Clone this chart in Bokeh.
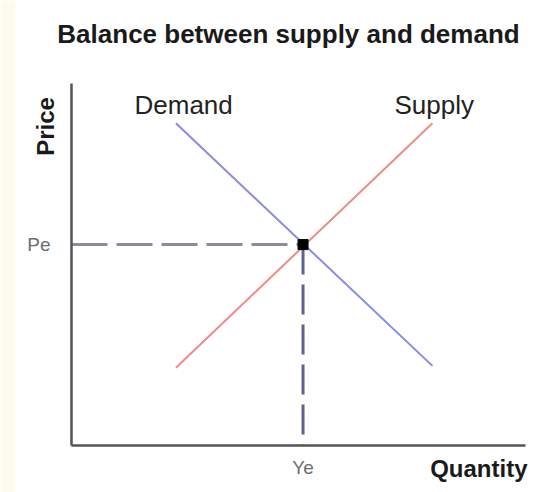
import math
from bokeh.plotting import figure
from bokeh.models import Range1d, FixedTicker, Label, BoxAnnotation
from bokeh.embed import file_html
from bokeh.resources import INLINE

# ---- data (quantity on x, price on y, arbitrary units 0..10) ----
demand_q = [2.3, 7.95]
demand_p = [8.9, 2.2]
supply_q = [2.3, 7.95]
supply_p = [2.15, 8.9]
eq_q = 5.1
eq_p = 5.55
axis_max = 10
price_tick_label = "Pe"
quantity_tick_label = "Ye"
title_text = "Balance between supply and demand"
demand_label = "Demand"
supply_label = "Supply"
x_axis_title = "Quantity"
y_axis_title = "Price"

FONT = "Liberation Sans"
W, H = 533, 492
# layout: where the axes' origin and ends sit on the canvas (pixels)
AX_LEFT, AX_RIGHT, AX_BOTTOM, AX_TOP = 71, 525, 445, 83
sx = (AX_RIGHT - AX_LEFT) / axis_max
sy = (AX_BOTTOM - AX_TOP) / axis_max

p = figure(width=W, height=H, output_backend="svg", toolbar_location=None,
           x_range=Range1d(-AX_LEFT / sx, (W - AX_LEFT) / sx),
           y_range=Range1d(-(H - AX_BOTTOM) / sy, AX_BOTTOM / sy),
           min_border=0, min_border_left=0, min_border_right=0,
           min_border_top=0, min_border_bottom=0)
p.outline_line_color = None
p.xgrid.visible = False
p.ygrid.visible = False
p.background_fill_color = "white"
p.border_fill_color = "white"

# pale strip at the left edge
p.add_layout(BoxAnnotation(left=0, right=15, left_units="screen", right_units="screen",
                           fill_color="#fdfbee", fill_alpha=1, line_color=None, level="underlay"))

for ax in (p.xaxis[0], p.yaxis[0]):
    ax.fixed_location = 0
    ax.bounds = (0, axis_max)
    ax.axis_line_color = "#555555"
    ax.axis_line_width = 2.5
    ax.major_tick_line_color = None
    ax.minor_tick_line_color = None
    ax.major_tick_out = 0
    ax.major_tick_in = 0
    ax.minor_tick_out = 0
    ax.minor_tick_in = 0
    ax.major_label_text_color = "#6e6e6e"
    ax.major_label_text_font = FONT
    ax.major_label_text_font_size = "19px"

p.yaxis[0].ticker = FixedTicker(ticks=[eq_p])
p.yaxis[0].major_label_overrides = {eq_p: price_tick_label}
p.yaxis[0].major_label_standoff = 21
p.xaxis[0].ticker = FixedTicker(ticks=[eq_q])
p.xaxis[0].major_label_overrides = {eq_q: quantity_tick_label}
p.xaxis[0].major_label_standoff = 11

# dashed guide lines
p.line([0, eq_q], [eq_p, eq_p], line_color="#8c8c9e", line_width=3, line_dash="36 9")
p.line([eq_q, eq_q], [eq_p, 0], line_color="#626290", line_width=3, line_dash="30 10")

# curves
p.line(demand_q, demand_p, line_color="#8a8ae8", line_width=2)
p.line(supply_q, supply_p, line_color="#f08a8a", line_width=2)

# equilibrium point
p.scatter([eq_q], [eq_p], marker="square", size=10, fill_color="black", line_color="black")

# texts (screen units: from the canvas bottom-left corner)
p.add_layout(Label(x=288, y=H - 33, x_units="screen", y_units="screen", text=title_text,
                   text_font=FONT, text_font_size="26px", text_font_style="bold",
                   text_color="#1a1a1a", text_align="center", text_baseline="alphabetic"))
p.add_layout(Label(x=134, y=H - 104, x_units="screen", y_units="screen", text=demand_label,
                   text_font=FONT, text_font_size="26px",
                   text_color="#222222", text_align="left", text_baseline="alphabetic"))
p.add_layout(Label(x=394, y=H - 104, x_units="screen", y_units="screen", text=supply_label,
                   text_font=FONT, text_font_size="26px",
                   text_color="#222222", text_align="left", text_baseline="alphabetic"))
p.add_layout(Label(x=45, y=H - 126, x_units="screen", y_units="screen", text=y_axis_title,
                   angle=math.pi / 2,
                   text_font=FONT, text_font_size="24px", text_font_style="bold",
                   text_color="#1a1a1a", text_align="center", text_baseline="middle"))
p.add_layout(Label(x=527, y=H - 468, x_units="screen", y_units="screen", text=x_axis_title,
                   text_font=FONT, text_font_size="24px", text_font_style="bold",
                   text_color="#1a1a1a", text_align="right", text_baseline="alphabetic"))

open("out.html", "w").write(file_html(p, INLINE))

++++++++++

What the exercise asks
Repeat the listing above exactly from its first line to the line containing "sy = (AX_BOTTOM - AX_TOP) / axis_max", both included, and omit the pictures.

Worked solution
Clone this chart in Bokeh.
import math
from bokeh.plotting import figure
from bokeh.models import Range1d, FixedTicker, Label, BoxAnnotation
from bokeh.embed import file_html
from bokeh.resources import INLINE

# ---- data (quantity on x, price on y, arbitrary units 0..10) ----
demand_q = [2.3, 7.95]
demand_p = [8.9, 2.2]
supply_q = [2.3, 7.95]
supply_p = [2.15, 8.9]
eq_q = 5.1
eq_p = 5.55
axis_max = 10
price_tick_label = "Pe"
quantity_tick_label = "Ye"
title_text = "Balance between supply and demand"
demand_label = "Demand"
supply_label = "Supply"
x_axis_title = "Quantity"
y_axis_title = "Price"

FONT = "Liberation Sans"
W, H = 533, 492
# layout: where the axes' origin and ends sit on the canvas (pixels)
AX_LEFT, AX_RIGHT, AX_BOTTOM, AX_TOP = 71, 525, 445, 83
sx = (AX_RIGHT - AX_LEFT) / axis_max
sy = (AX_BOTTOM - AX_TOP) / axis_max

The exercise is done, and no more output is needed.